PROBLEM TO WORK ON -
Every line that holds the string "matplotlib" is to be identified and copied.

DATA PROVIDED -
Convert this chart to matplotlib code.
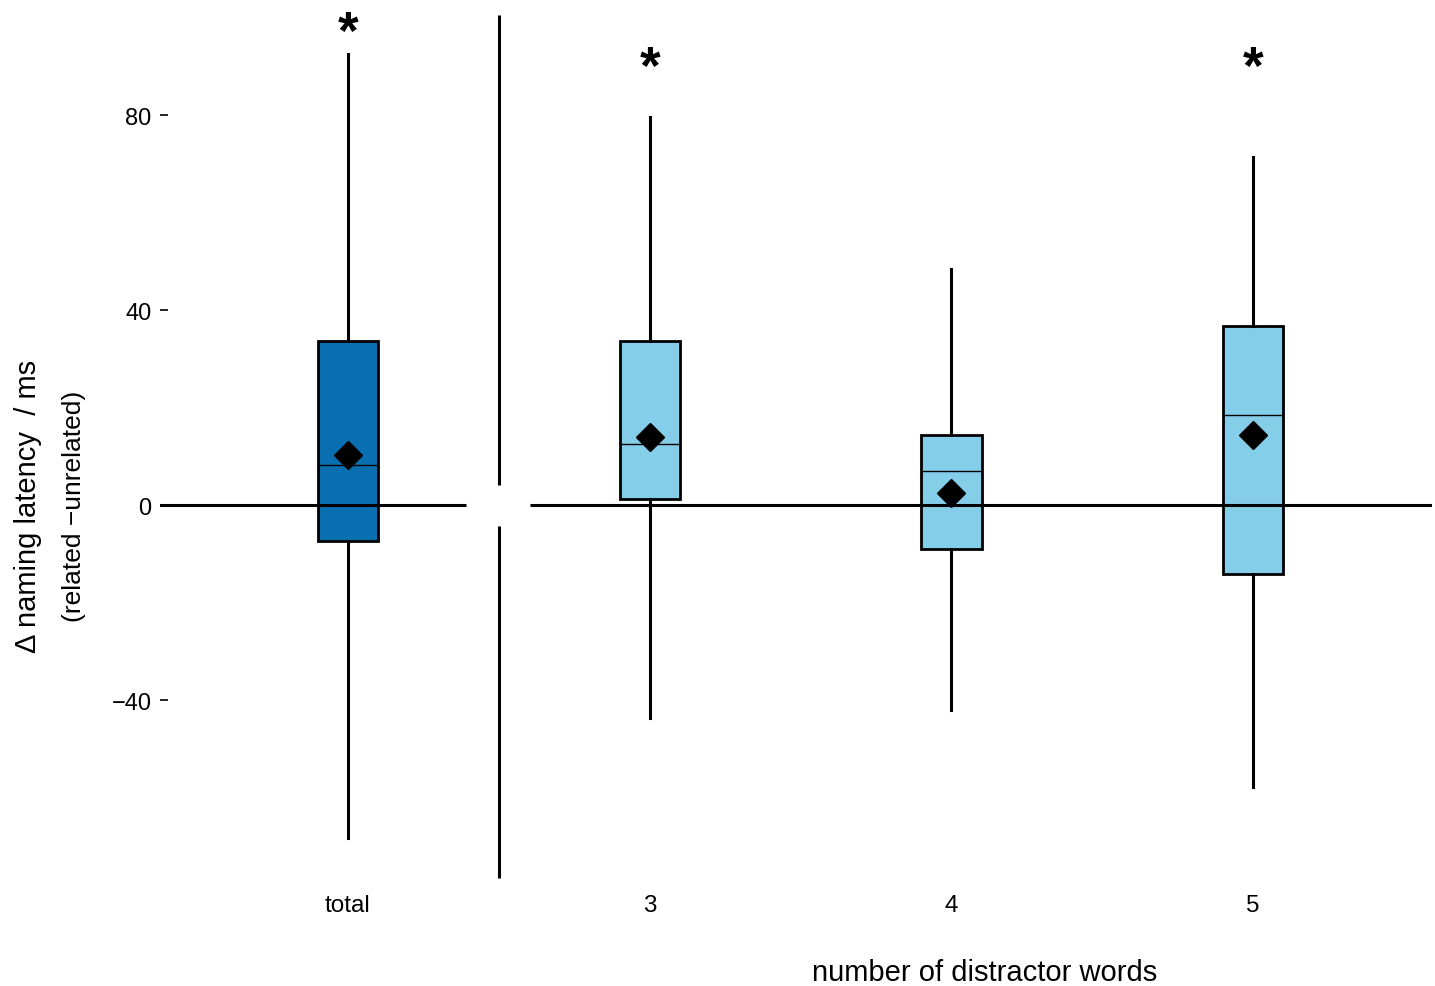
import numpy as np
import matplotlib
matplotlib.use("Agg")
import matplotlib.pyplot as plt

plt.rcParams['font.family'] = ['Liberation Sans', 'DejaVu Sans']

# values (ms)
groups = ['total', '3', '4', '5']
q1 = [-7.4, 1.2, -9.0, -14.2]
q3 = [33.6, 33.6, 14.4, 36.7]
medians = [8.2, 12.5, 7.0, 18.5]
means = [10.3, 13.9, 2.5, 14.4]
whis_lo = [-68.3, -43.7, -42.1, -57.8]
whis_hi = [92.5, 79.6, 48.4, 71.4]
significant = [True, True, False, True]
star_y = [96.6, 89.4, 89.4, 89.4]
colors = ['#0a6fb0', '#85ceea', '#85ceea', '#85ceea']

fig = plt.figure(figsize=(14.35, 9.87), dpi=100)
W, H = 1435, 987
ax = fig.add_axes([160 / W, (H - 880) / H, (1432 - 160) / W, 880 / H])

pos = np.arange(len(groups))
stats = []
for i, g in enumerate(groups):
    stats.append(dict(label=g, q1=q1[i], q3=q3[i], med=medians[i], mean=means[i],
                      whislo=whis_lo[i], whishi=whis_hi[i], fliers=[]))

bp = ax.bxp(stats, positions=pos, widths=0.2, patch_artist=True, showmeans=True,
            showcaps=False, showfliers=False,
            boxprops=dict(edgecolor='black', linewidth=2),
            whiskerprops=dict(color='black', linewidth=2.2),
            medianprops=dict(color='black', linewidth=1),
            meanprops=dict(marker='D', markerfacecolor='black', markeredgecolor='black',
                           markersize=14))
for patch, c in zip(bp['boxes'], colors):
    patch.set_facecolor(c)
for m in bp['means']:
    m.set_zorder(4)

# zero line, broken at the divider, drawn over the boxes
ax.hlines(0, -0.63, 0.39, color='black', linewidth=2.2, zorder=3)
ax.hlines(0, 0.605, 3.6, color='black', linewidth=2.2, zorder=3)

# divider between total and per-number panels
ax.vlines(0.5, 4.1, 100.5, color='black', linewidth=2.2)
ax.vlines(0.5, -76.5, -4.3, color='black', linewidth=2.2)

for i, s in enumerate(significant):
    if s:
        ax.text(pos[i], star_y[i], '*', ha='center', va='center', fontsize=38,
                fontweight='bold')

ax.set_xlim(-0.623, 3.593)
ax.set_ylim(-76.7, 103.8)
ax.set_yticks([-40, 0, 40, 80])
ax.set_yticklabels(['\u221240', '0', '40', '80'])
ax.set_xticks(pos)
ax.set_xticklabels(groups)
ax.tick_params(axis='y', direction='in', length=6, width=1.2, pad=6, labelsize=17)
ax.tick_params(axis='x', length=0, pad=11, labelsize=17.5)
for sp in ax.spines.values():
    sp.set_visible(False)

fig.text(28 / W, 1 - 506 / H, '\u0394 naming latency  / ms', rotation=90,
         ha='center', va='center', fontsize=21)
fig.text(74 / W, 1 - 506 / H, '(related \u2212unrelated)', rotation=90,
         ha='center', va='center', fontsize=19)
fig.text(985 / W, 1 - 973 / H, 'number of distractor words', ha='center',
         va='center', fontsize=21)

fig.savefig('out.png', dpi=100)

SOLUTION FOR THIS PROBLEM -
Convert this chart to matplotlib code.
import matplotlib
matplotlib.use("Agg")
import matplotlib.pyplot as plt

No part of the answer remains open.